Nella fattispecie, non ricorre il richiamato presupposto della revocazione consistente nel fatto che l’asserita inesistenza dell’impugnazione non abbia costituito un punto controverso sul quale la sentenza impugnata si è pronunciata. Infatti, come detto, la Corte di cassazione ha espressamente affermato che era incontroverso che la ricorrente avesse palesato, fin dal primo grado, il proprio intento di profittare della transazione conclusa dalla co-garante Milano Assicurazioni s.p.a. con il comune creditore (la banca) ai sensi dell’art. 1304 c.c., in tal modo contestando, per la parte pagata, l’ammissione al passivo da parte della banca stessa.
Da quanto esposto può dunque concludersi, in adesione al parere del Procuratore generale, che la banca ricorrente ha in realtà fondato il ricorso su doglianze che assumono, in sostanza, la pregnanza di errori valutativi o di giudizio che, come tali, esulano dall’ambito del vizio revocatorio (Cass., SU, n. 8984/18).
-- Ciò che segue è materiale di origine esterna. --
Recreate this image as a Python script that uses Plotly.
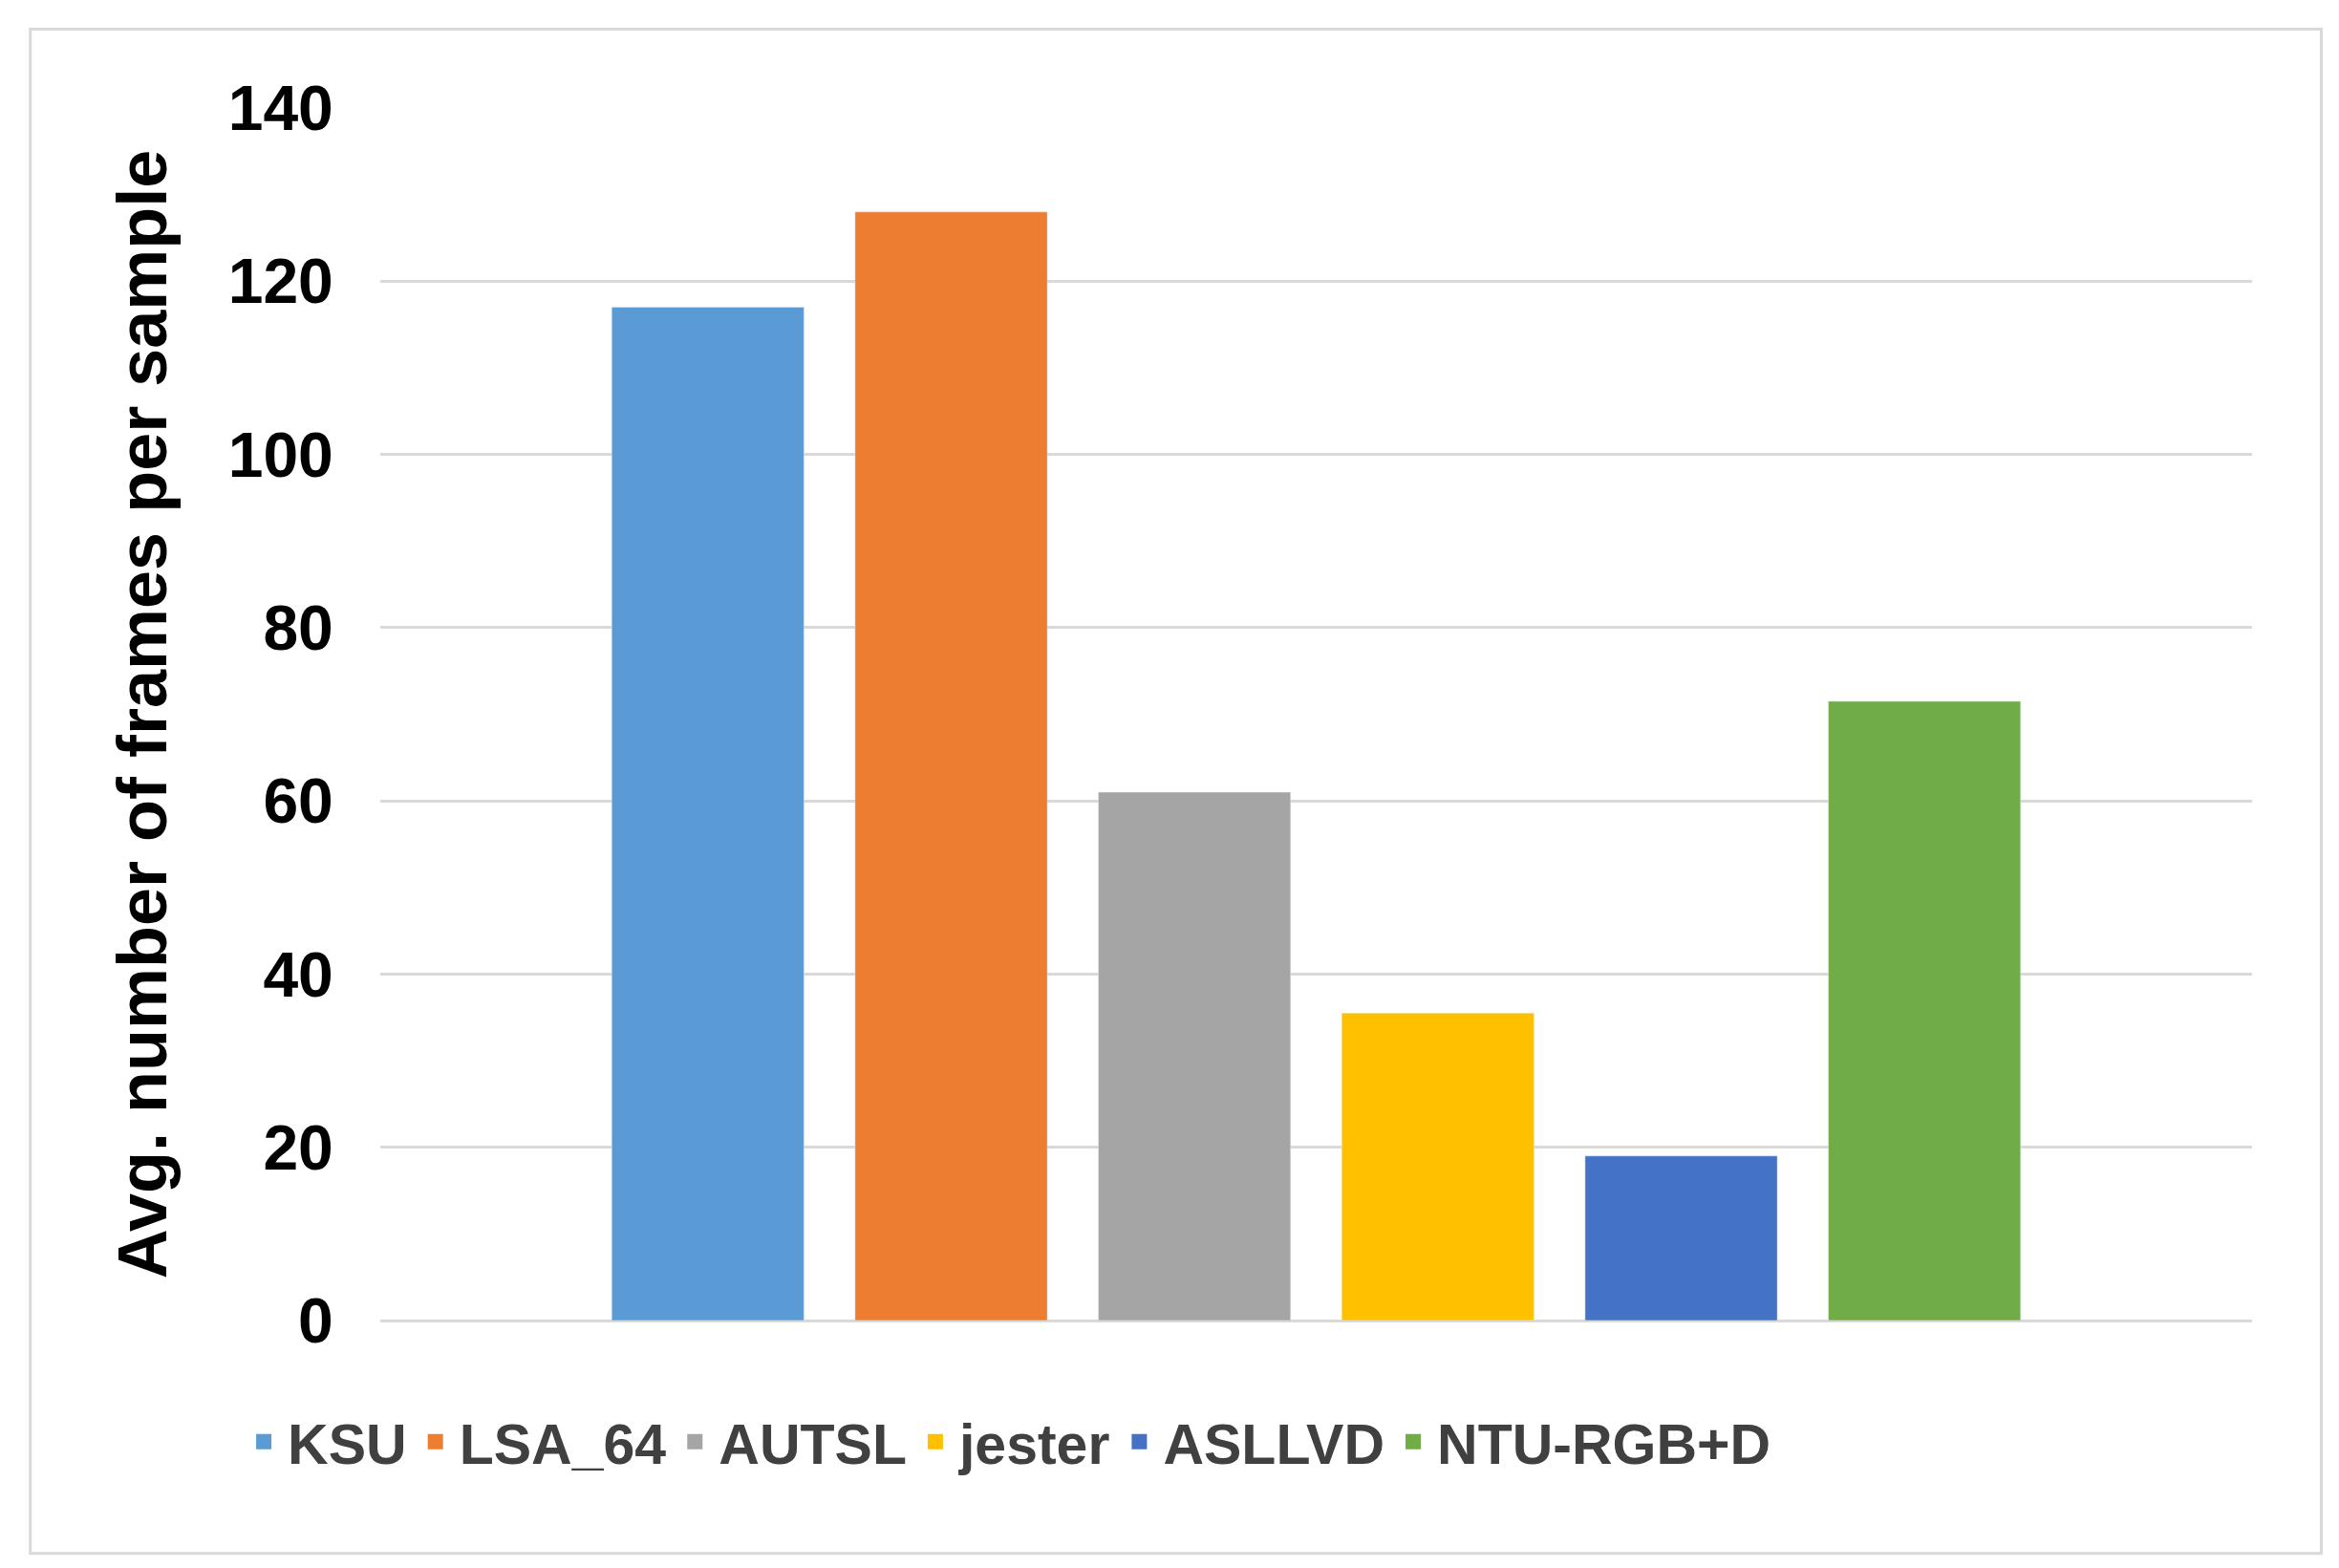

Le spese seguono la soccombenza.
P.Q.M.
La Corte dichiara inammissibile il ricorso e condanna la parte ricorrente al pagamento, in favore della parte controricorrente, delle spese del giudizio che liquida nella somma di Euro 10200,00 di cui 200,00 per esborsi, oltre alla maggiorazione del 15% quale rimborso forfettario delle spese generali e accessori di legge.
Ai sensi del D.P.R. n. 115 del 2002, art. 13, comma 1 quater, dà atto della sussistenza dei presupposti per il versamento, da parte della ricorrente, dell’ulteriore importo a titolo di contributo unificato pari a quello dovuto per il ricorso principale, a norma dello stesso art. 13, comma 1 bis ove dovuto.
Così deciso in Roma, nella camera di consiglio, il 9 aprile 2021.